An outfit known as the Cougar Network ( tracks cougar sightings all over the various states where cougar populations are not known to exist. The network doesn’t believe phone callers, such as the ones the Maryland DNR hears of “a large cat the size of a German shepherd or larger dog walking down the trail.”

You’ve got to do better than that, says the Cougar Network‘s professional big-cat specialists. Cougars must be identified by having been captured, found dead, or the investigators must have seen definite tracks or other evidence.

Therres says the last of Maryland’s natural cougar populations disappeared in the late 1800s, probably due to the lack of the cat’s favorite food: venison. When the deer in those days were shot into near oblivion by market hunters, the cougar apparently looked for greener pastures elsewhere.

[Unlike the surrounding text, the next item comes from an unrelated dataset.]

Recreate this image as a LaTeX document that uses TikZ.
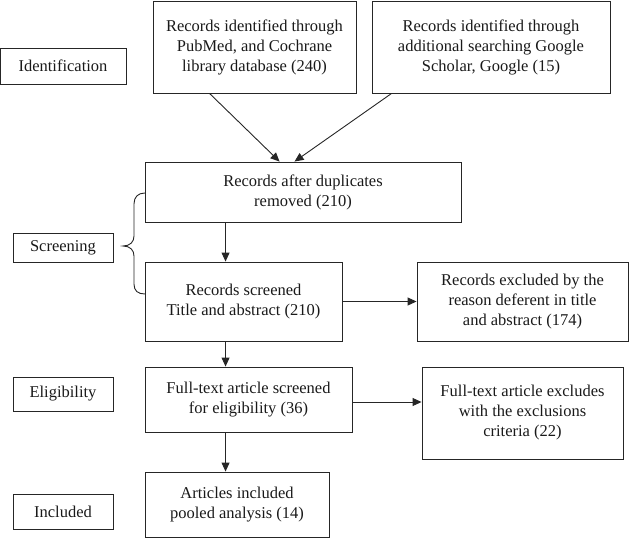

Therres reminds us all that it is very easy to misidentify a mountain lion by providing an example of people constantly misidentifying bald eagles. You’d think that with the distinctive white head and tail of adult eagles no one could foul up on it, but Therres says, “We receive reports of bald eagles that turn out to be ospreys, hawks, black-backed gulls and even pigeons.”

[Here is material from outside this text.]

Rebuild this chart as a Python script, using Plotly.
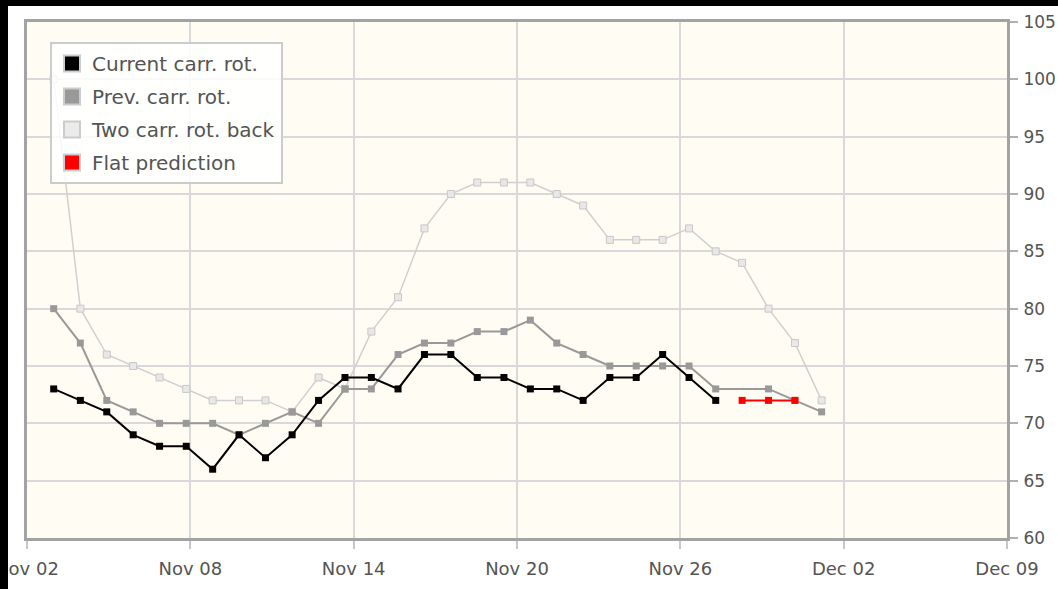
import plotly.graph_objects as go

# Sample times (days after Nov 02), shared by all series
DAY_OFFSETS = [0.98, 1.96, 2.93, 3.90, 4.87, 5.85, 6.82, 7.79, 8.76, 9.74,
               10.71, 11.68, 12.65, 13.63, 14.60, 15.57, 16.54, 17.52, 18.49, 19.46,
               20.43, 21.41, 22.38, 23.35, 24.32, 25.30, 26.27, 27.24, 28.21, 29.19]

CURRENT = [73, 72, 71, 69, 68, 68, 66, 69, 67, 69,
           72, 74, 74, 73, 76, 76, 74, 74, 73, 73,
           72, 74, 74, 76, 74, 72, None, None, None, None]
PREVIOUS = [80, 77, 72, 71, 70, 70, 70, 69, 70, 71,
            70, 73, 73, 76, 77, 77, 78, 78, 79, 77,
            76, 75, 75, 75, 75, 73, None, 73, 72, 71]
TWO_BACK = [100, 80, 76, 75, 74, 73, 72, 72, 72, 71,
            74, 73, 78, 81, 87, 90, 91, 91, 91, 90,
            89, 86, 86, 86, 87, 85, 84, 80, 77, 72]
FLAT_PRED = [None] * 26 + [72, 72, 72, None]

SERIES_NAMES = ["Current carr. rot.", "Prev. carr. rot.", "Two carr. rot. back", "Flat prediction"]

X_TICK_VALS = [0, 6, 12, 18, 24, 30, 36]
X_TICK_TEXT = ["Nov 02", "Nov 08", "Nov 14", "Nov 20", "Nov 26", "Dec 02", "Dec 09"]
Y_TICK_VALS = [60, 65, 70, 75, 80, 85, 90, 95, 100, 105]

W, H = 1058, 589
ML, MR, MT, MB = 27, 51, 22, 51
PW, PH = W - ML - MR, H - MT - MB
FONT = "DejaVu Sans"
TXT = "#545454"

fig = go.Figure()

styles = [
    dict(line=dict(color="#d0d0d0", width=1.5), marker=dict(color="#e8e8e8", size=7, symbol="square", line=dict(color="#c8c8c8", width=1))),
    dict(line=dict(color="#999999", width=2), marker=dict(color="#999999", size=7, symbol="square")),
    dict(line=dict(color="#000000", width=2), marker=dict(color="#000000", size=7, symbol="square")),
    dict(line=dict(color="#ff0000", width=2), marker=dict(color="#ff0000", size=7, symbol="square")),
]
for vals, st in zip([TWO_BACK, PREVIOUS, CURRENT, FLAT_PRED], styles):
    fig.add_trace(go.Scatter(x=DAY_OFFSETS, y=vals, mode="lines+markers",
                             connectgaps=True, showlegend=False, hoverinfo="skip", **st))

legend_colors = ["#000000", "#999999", "#ebebeb", "#ff0000"]
for i, (name, col) in enumerate(zip(SERIES_NAMES, legend_colors)):
    fig.add_trace(go.Scatter(x=[None], y=[None], mode="markers", name=name,
                             legendgroup=f"g{i}",
                             marker=dict(symbol="square", size=16, color=col,
                                         line=dict(color="#cccccc", width=2))))

def px_x(p):
    return (p - ML) / PW

def px_y(p):
    return 1 - (p - MT) / PH

# black strips at top and left of the picture
fig.add_shape(type="rect", xref="paper", yref="paper", layer="above",
              x0=px_x(-5), x1=px_x(8), y0=px_y(H + 5), y1=px_y(-5),
              fillcolor="black", line=dict(width=0))
fig.add_shape(type="rect", xref="paper", yref="paper", layer="above",
              x0=px_x(-5), x1=px_x(W + 5), y0=px_y(6), y1=px_y(-5),
              fillcolor="black", line=dict(width=0))

fig.update_layout(
    width=W, height=H,
    margin=dict(l=ML, r=MR, t=MT, b=MB, autoexpand=False),
    paper_bgcolor="white",
    plot_bgcolor="#fffcf3",
    font=dict(family=FONT, size=19, color=TXT),
    showlegend=True,
    legend=dict(x=px_x(50), y=px_y(42), xanchor="left", yanchor="top",
                bgcolor="rgba(255,255,255,0.85)", bordercolor="#cccccc", borderwidth=2,
                font=dict(family=FONT, size=20, color=TXT),
                tracegroupgap=4, itemclick=False, itemdoubleclick=False),
    xaxis=dict(range=[0, 36], tickmode="array", tickvals=X_TICK_VALS, ticktext=X_TICK_TEXT,
               showgrid=True, gridcolor="#d9d9d9", gridwidth=2, automargin=False,
               showline=True, linecolor="#a3a3a3", linewidth=3, mirror=True,
               ticks="outside", ticklen=8, tickcolor="#c8c8c8", tickwidth=2,
               ticklabelstandoff=4, ticklabeloverflow="allow",
               tickfont=dict(family=FONT, size=18, color=TXT), zeroline=False),
    yaxis=dict(range=[60, 105], tickmode="array", tickvals=Y_TICK_VALS, side="right",
               showgrid=True, gridcolor="#d9d9d9", gridwidth=2, automargin=False,
               showline=True, linecolor="#a3a3a3", linewidth=3, mirror=True,
               ticks="outside", ticklen=8, tickcolor="#b0b0b0", tickwidth=2,
               ticklabelstandoff=2, ticklabeloverflow="allow",
               tickfont=dict(family=FONT, size=17, color=TXT), zeroline=False),
)

fig.write_html("out.html", config={"displayModeBar": False},
               post_script="document.body.style.margin='0';document.body.style.overflow='hidden';")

Pigeons? How can a diminutive pigeon ever look like a majestic bald eagle?

On the subject of large wild cats, you should know that Maryland and neighboring states like West Virginia, Virginia, or Pennsylvania, are definitely home to thriving populations of bobcats.

Bobcats are found in the mountains of western Maryland, even in some counties along the Chesapeake Bay and one sighting came from the Eastern Shore. Although they’re not often seen walking about like the plentiful whitetailed deer, the top Maryland counties for bobcats are Garrett, Allegany, Washington and Frederick — in that order.

Meanwhile, if mountain lion sightings are on your wish list, go to Montana, Idaho, Wyoming, even California, to mention some of the western states where the American “panther” is in good supply.